Isso não significa que, ao contrário dos signatários do abaixo-assinado entregue na Assembleia da República, defenda que o museu deva ser proibido, pois, se assim fosse, violar-se-ia o princípio da liberdade, que, insisto, deve ser sempre exigida para quem não pensa como nós. Para além disso, do ponto de vista cívico, não considero que haja nenhum mal em haver um altar a Salazar em Santa Comba Dão. Aí irão em peregrinação os mesmos saudosistas que se reúnem no 28 de Maio nos restaurantes, e será pouco mais do que uma curiosidade local, a acumular pó ao fim de dois ou três anos de excitação. O que lá estará fora do contexto são pouco mais do que meia dúzia de trastes pessoais de Salazar. Dará uma imagem a contrario da austeridade e "pobreza" do seu dono em contraste com o percebido nepotismo dos políticos em democracia? Dará. Mas essa imagem existe, com museu ou sem ele, porque o problema político do salazarismo "popular" é muito mais vasto do que o museu-altar que venha a existir em Santa Comba. É uma herança de mentalidade antidemocrática que existe à esquerda e à direita, que vem dos 48 anos de Estado Novo e que não desaparece se não houver museu.

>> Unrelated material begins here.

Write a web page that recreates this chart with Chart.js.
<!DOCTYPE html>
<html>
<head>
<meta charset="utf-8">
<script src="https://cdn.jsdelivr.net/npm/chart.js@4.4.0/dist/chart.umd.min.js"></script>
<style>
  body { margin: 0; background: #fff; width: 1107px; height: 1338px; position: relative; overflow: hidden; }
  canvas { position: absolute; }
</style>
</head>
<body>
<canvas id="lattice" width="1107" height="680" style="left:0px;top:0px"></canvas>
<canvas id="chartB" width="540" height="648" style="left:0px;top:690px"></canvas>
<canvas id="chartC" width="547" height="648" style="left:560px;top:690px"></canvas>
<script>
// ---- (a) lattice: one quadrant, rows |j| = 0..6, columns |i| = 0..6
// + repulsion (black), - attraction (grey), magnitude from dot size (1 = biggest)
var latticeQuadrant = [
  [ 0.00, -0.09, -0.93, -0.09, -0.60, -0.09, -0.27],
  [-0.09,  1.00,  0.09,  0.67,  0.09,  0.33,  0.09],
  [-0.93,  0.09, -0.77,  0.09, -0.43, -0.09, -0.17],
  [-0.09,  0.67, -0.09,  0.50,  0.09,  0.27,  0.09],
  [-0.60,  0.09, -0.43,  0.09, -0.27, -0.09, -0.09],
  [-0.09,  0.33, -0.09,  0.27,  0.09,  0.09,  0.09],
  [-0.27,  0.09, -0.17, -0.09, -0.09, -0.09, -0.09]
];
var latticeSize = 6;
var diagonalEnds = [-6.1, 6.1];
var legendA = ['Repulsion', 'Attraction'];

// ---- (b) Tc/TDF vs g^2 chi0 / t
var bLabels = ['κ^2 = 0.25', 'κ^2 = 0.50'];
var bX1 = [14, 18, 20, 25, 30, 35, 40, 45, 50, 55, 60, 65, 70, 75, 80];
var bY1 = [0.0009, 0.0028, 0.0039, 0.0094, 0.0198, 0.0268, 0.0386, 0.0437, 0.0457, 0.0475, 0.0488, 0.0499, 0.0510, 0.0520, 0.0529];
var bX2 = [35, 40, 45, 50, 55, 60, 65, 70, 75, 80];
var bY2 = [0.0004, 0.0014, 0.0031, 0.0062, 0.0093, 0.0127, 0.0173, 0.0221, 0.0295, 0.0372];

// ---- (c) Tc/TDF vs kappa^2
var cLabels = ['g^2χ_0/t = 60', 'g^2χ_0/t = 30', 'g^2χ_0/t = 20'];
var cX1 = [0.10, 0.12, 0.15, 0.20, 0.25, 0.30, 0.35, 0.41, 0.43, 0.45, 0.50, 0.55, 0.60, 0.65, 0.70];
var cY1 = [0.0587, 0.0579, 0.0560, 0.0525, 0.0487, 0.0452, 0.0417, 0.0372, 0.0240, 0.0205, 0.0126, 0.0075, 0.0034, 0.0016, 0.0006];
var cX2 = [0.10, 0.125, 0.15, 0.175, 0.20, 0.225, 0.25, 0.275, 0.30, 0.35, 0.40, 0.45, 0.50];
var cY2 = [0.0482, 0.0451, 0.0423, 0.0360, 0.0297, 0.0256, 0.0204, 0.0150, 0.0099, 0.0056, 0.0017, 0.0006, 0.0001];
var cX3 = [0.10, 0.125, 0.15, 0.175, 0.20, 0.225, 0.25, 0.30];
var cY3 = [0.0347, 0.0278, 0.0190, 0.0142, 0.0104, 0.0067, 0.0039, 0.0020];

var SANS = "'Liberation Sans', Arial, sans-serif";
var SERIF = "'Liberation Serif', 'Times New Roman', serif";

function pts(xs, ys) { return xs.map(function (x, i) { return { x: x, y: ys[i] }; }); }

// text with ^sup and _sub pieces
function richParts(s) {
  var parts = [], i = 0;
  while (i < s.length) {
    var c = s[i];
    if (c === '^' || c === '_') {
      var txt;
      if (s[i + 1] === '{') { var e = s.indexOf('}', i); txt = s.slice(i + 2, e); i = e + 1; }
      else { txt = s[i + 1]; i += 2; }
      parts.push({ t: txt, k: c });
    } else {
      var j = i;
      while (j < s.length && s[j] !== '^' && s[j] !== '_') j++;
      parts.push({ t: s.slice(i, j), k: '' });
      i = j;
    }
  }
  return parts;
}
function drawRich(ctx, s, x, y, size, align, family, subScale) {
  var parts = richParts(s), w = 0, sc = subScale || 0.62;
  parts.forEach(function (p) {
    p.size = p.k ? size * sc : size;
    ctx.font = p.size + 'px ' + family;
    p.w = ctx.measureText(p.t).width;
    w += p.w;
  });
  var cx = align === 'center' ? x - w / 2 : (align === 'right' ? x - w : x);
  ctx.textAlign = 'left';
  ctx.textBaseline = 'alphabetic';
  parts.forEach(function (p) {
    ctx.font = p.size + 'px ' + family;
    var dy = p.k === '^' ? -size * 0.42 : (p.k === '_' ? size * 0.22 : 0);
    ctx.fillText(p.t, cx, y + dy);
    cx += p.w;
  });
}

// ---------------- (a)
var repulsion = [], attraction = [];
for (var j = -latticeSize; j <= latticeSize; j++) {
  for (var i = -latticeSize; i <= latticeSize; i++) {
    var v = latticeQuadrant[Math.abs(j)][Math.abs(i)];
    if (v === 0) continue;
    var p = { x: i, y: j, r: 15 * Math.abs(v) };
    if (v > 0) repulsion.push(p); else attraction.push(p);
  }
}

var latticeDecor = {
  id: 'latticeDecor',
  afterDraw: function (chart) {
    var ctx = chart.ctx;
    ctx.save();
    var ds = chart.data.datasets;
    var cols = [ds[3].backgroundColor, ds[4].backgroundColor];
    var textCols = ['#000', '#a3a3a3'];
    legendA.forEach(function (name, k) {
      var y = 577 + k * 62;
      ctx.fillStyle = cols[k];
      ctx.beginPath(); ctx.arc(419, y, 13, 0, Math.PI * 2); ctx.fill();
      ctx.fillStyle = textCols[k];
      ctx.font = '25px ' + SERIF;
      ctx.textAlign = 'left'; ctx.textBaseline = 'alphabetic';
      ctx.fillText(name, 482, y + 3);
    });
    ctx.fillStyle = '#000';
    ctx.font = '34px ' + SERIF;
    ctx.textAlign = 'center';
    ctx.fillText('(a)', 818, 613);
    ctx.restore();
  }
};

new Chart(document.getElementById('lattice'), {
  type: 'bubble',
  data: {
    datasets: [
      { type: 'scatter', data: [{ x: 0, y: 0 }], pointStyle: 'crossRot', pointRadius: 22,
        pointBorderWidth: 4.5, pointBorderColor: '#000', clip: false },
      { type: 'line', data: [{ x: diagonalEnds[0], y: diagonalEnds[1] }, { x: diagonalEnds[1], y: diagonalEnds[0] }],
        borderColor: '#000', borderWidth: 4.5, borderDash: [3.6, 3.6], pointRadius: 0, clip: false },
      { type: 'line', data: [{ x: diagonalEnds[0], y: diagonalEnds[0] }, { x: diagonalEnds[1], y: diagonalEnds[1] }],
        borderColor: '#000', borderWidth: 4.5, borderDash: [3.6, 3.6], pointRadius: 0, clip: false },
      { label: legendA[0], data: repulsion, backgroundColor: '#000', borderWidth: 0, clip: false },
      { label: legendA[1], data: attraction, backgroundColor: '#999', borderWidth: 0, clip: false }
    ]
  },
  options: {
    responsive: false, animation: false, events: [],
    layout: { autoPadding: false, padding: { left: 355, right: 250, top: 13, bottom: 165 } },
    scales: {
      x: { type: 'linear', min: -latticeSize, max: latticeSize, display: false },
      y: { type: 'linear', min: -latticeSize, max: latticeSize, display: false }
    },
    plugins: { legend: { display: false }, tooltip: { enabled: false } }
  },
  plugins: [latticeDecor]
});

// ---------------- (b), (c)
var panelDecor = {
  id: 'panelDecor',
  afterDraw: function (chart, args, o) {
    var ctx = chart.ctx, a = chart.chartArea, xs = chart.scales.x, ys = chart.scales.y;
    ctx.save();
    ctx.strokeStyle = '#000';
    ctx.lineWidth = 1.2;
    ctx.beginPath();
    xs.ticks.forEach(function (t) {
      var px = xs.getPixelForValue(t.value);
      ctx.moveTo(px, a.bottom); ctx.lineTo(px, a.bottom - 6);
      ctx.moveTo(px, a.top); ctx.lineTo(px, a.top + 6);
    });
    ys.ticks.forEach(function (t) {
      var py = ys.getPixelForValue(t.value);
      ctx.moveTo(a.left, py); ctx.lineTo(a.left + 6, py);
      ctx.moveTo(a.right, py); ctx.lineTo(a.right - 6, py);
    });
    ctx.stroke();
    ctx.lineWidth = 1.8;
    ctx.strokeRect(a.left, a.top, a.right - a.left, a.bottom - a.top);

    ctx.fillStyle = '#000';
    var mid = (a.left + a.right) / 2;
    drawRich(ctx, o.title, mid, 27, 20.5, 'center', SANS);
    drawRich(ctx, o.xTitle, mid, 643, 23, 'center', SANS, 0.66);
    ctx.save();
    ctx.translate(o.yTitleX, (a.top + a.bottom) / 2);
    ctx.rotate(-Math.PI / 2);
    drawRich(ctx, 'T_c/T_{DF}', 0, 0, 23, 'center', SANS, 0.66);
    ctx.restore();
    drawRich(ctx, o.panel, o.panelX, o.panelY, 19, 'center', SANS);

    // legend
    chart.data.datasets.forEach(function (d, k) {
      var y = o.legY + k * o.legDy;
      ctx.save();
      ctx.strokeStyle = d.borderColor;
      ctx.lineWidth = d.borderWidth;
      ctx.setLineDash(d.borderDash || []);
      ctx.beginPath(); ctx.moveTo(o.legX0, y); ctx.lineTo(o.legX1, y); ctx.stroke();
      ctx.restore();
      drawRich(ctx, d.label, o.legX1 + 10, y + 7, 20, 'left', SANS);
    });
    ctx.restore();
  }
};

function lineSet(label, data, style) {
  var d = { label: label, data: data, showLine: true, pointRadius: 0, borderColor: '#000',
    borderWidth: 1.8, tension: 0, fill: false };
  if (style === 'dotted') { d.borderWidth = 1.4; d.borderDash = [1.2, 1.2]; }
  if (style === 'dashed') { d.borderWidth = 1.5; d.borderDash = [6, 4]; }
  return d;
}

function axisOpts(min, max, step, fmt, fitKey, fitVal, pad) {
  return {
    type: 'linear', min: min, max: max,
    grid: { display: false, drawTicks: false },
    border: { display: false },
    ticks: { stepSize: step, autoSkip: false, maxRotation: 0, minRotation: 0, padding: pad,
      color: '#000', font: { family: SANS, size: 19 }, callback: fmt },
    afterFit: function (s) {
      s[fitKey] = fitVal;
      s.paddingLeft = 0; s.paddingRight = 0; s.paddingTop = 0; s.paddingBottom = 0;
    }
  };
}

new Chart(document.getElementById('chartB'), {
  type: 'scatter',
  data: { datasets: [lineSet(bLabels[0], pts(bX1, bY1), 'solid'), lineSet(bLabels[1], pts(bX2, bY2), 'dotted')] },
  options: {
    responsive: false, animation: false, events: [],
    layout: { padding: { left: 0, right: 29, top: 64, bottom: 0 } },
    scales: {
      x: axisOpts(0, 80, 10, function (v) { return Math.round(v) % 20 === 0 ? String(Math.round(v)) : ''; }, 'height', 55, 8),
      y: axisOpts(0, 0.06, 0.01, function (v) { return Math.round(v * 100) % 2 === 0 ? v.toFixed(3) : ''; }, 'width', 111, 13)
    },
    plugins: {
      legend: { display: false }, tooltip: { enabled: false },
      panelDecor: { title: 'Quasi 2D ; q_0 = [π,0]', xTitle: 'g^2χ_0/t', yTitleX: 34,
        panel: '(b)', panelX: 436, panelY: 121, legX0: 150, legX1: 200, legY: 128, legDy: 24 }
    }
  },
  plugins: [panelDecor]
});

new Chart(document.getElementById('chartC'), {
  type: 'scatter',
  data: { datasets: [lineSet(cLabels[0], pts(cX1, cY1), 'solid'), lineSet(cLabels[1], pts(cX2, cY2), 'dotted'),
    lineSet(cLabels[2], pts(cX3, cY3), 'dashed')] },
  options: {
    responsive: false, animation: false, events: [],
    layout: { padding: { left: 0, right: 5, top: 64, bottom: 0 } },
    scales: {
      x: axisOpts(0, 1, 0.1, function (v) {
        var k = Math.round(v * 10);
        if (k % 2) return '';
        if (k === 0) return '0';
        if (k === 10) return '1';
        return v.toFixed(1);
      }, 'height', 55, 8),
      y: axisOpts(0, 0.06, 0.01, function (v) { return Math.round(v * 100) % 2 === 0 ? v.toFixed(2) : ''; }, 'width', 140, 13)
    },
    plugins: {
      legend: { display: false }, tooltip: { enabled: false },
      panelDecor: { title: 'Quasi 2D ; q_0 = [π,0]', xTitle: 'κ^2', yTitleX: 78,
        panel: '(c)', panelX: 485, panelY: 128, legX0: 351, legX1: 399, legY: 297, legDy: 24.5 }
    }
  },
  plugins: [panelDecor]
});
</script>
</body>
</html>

O Museu Salazar desejado em Santa Comba Dão é uma má política de valorização da autarquia, que ganhava muito mais em preservar esses bens e a casa de Salazar e tentar integrá-los num tratamento histórico e científico distanciado. Ou será que a autarquia se pensa a si própria no "espírito" de pobreza do seu homenageado? Quererá o mesmo país pobre e rural, atrasado e limpinho, com altas taxas de analfabetismo e de mortalidade infantil e toneladas de ouro no Banco de Portugal, que Salazar preferia aos riscos da revolução social que significava a industrialização e o "progresso"? Seguirá o senhor presidente da câmara o exemplo austero de Salazar e porá uma mantinha nos seus joelhos e dos vereadores para poupar à autarquia umas despesas suplementares desnecessárias? Que mal tem a mantinha se o dinheiro poupado dá para um fontanário?

Se Santa Comba Dão se pretende valorizar como terra de futuro pelo culto de Salazar, dá de si uma péssima imagem, como daria a sua congénere de Vila Franca de Xira se se ficasse pela nostalgia dos meninos dos esteiros e dos trolhas de Pomar. Pensem nisso.